Di fronte a queste rimostranze, Giorgetti ha riconosciuto che «i ministeri non saranno contenti», ma ha ribadito l’impossibilità di trovare ulteriori spazi, ricordando anche la necessità di far fronte alla pesante eredità del Superbonus, che nel 2026 impegnerà 40 miliardi di euro. Nonostante queste tensioni, il governo incassa un importante riconoscimento internazionale: l’agenzia canadese DBRS Morningstar ha annunciato l’innalzamento del rating dell’Italia da BBB (High) ad A (Low), con trend stabile, un upgrade che non si vedeva da anni e che il ministro Giorgetti ha commentato con orgoglio: “Frutto del lavoro costante di questi tre anni di governo, l’Italia torna in serie A”. Il Fondo Monetario Internazionale, inoltre, ha definito i risultati sul deficit italiano “fantastici”.

Tuttavia, l’opposizione non si fa impressionare dai riconoscimenti esterni e boccia l’intera manovra. Per il Partito Democratico si tratta di una legge di bilancio «modesta e rinunciataria», che non affronta le grandi questioni sociali né dà risposte a chi ha più bisogno. Il Movimento 5 Stelle, con il suo leader Giuseppe Conte, usa toni ancora più duri, parlando di «una manovrina» con cui si cerca di arginare uno tsunami «con un secchiello», denunciando l’assenza di una visione strategica e la scarsa incisività delle misure proposte. Mentre Meloni parla di «serenità e buonsenso» e rivendica la compattezza della maggioranza, definendo la manovra «più leggera delle precedenti ma adatta al contesto difficile», lo scontro politico si infiamma, e con l’approdo della legge in Parlamento si preannuncia un autunno caldissimo.
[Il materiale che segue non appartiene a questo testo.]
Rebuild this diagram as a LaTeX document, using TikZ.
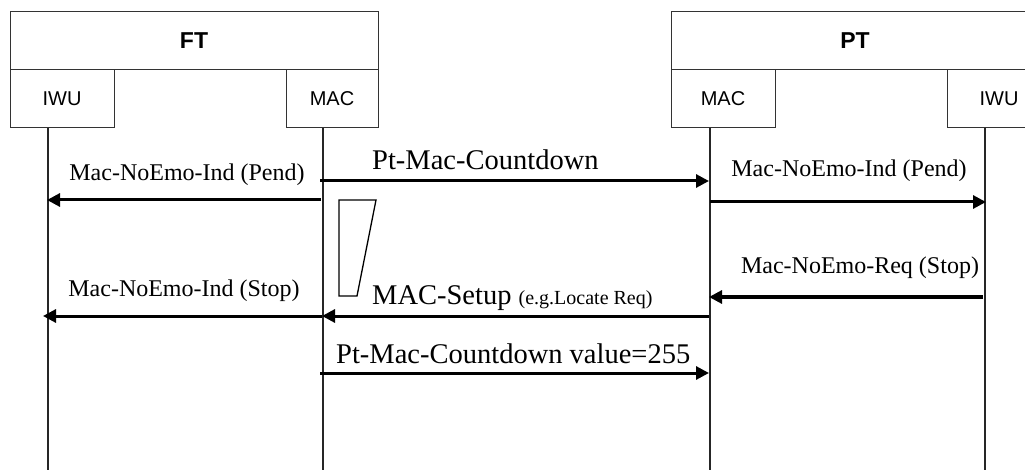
\documentclass[tikz,border=0pt]{standalone}
\usepackage{fontspec}
\setmainfont{Liberation Serif}
\setsansfont{Liberation Sans}
\usetikzlibrary{arrows.meta}
\begin{document}
\begin{tikzpicture}[x=1pt,y=-1pt,
  ent/.style={draw=black!80,line width=1pt,inner sep=0pt,minimum height=58pt,font=\sffamily\bfseries\fontsize{23}{26}\selectfont},
  sub/.style={draw=black!80,line width=1pt,inner sep=0pt,minimum height=58pt,font=\sffamily\fontsize{20}{24}\selectfont},
  life/.style={line width=1.2pt,black!85},
  msg/.style={line width=3pt,-{Triangle[length=13pt,width=13pt]}},
  lbl/.style={inner sep=0pt,font=\fontsize{24}{28}\selectfont},
  big/.style={inner sep=0pt,font=\fontsize{28.5}{32}\selectfont}]
\useasboundingbox (0,0) rectangle (1025,470);
\fill[white] (0,0) rectangle (1025,470);
\clip (0,0) rectangle (1025,470);
% entity boxes
\node[ent,minimum width=368pt] (ft) at (194,41) {FT};
\node[sub,minimum width=104pt] (ftiwu) at (62,99) {IWU};
\node[sub,minimum width=92pt] (ftmac) at (332,99) {MAC};
\node[ent,minimum width=368pt] (pt) at (855,41) {PT};
\node[sub,minimum width=104pt] (ptmac) at (723,99) {MAC};
\node[sub,minimum width=104pt] (ptiwu) at (999,99) {IWU};
% lifelines
\coordinate (l1t) at (48,128); \coordinate (l1b) at (48,470);
\coordinate (l2t) at (323,128); \coordinate (l2b) at (323,470);
\coordinate (l3t) at (710,128); \coordinate (l3b) at (710,470);
\coordinate (l4t) at (985,128); \coordinate (l4b) at (985,470);
\draw[life] (l1t) -- (l1b);
\draw[life] (l2t) -- (l2b);
\draw[life] (l3t) -- (l3b);
\draw[life] (l4t) -- (l4b);
% message ends
\coordinate (m1s) at (320,181); \coordinate (m1e) at (709,181);
\coordinate (m2s) at (321,200); \coordinate (m2e) at (47,200);
\coordinate (m3s) at (710,202); \coordinate (m3e) at (986,202);
\coordinate (m4s) at (983,297); \coordinate (m4e) at (709,297);
\coordinate (m5s) at (709,316); \coordinate (m5e) at (322,316);
\coordinate (m6s) at (322,316); \coordinate (m6e) at (43,316);
\coordinate (m7s) at (320,373); \coordinate (m7e) at (709,373);
\draw[msg] (m1s) -- (m1e);
\draw[msg] (m2s) -- (m2e);
\draw[msg] (m3s) -- (m3e);
\draw[msg] (m4s) -- (m4e);
\draw[msg] (m5s) -- (m5e);
\draw[msg] (m6s) -- (m6e);
\draw[msg] (m7s) -- (m7e);
% labels
\node[big,anchor=base west] (t1) at (372,170) {Pt-Mac-Countdown};
\node[lbl,anchor=base] (t2) at (187,181) {Mac-NoEmo-Ind (Pend)};
\node[lbl,anchor=base] (t3) at (849,177) {Mac-NoEmo-Ind (Pend)};
\node[lbl,anchor=base] (t4) at (860,273) {Mac-NoEmo-Req (Stop)};
\node[lbl,anchor=base] (t6) at (184,297) {Mac-NoEmo-Ind (Stop)};
\node[big,anchor=base west] (t5) at (372,305) {MAC-Setup {\fontsize{20}{24}\selectfont(e.g.Locate Req)}};
\node[big,anchor=base west] (t7) at (336,363) {Pt-Mac-Countdown value=255};
% timer symbol
\draw[line width=1.3pt] (339,200) -- (376,200) -- (357,296) -- (339,296) -- cycle;
\end{tikzpicture}
\end{document}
Giorgetti, da parte sua, mantiene il profilo tecnico e si limita a dire che «queste sono le proposte del governo, poi sarà il Parlamento a decidere», lasciando intendere che eventuali modifiche saranno a discrezione delle Camere, ma che i margini restano stretti. Sullo sfondo resta il nodo della tenuta complessiva dei conti pubblici, tra vincoli europei, riforme del Pnrr da portare avanti e la necessità di tenere fede agli impegni presi a livello internazionale.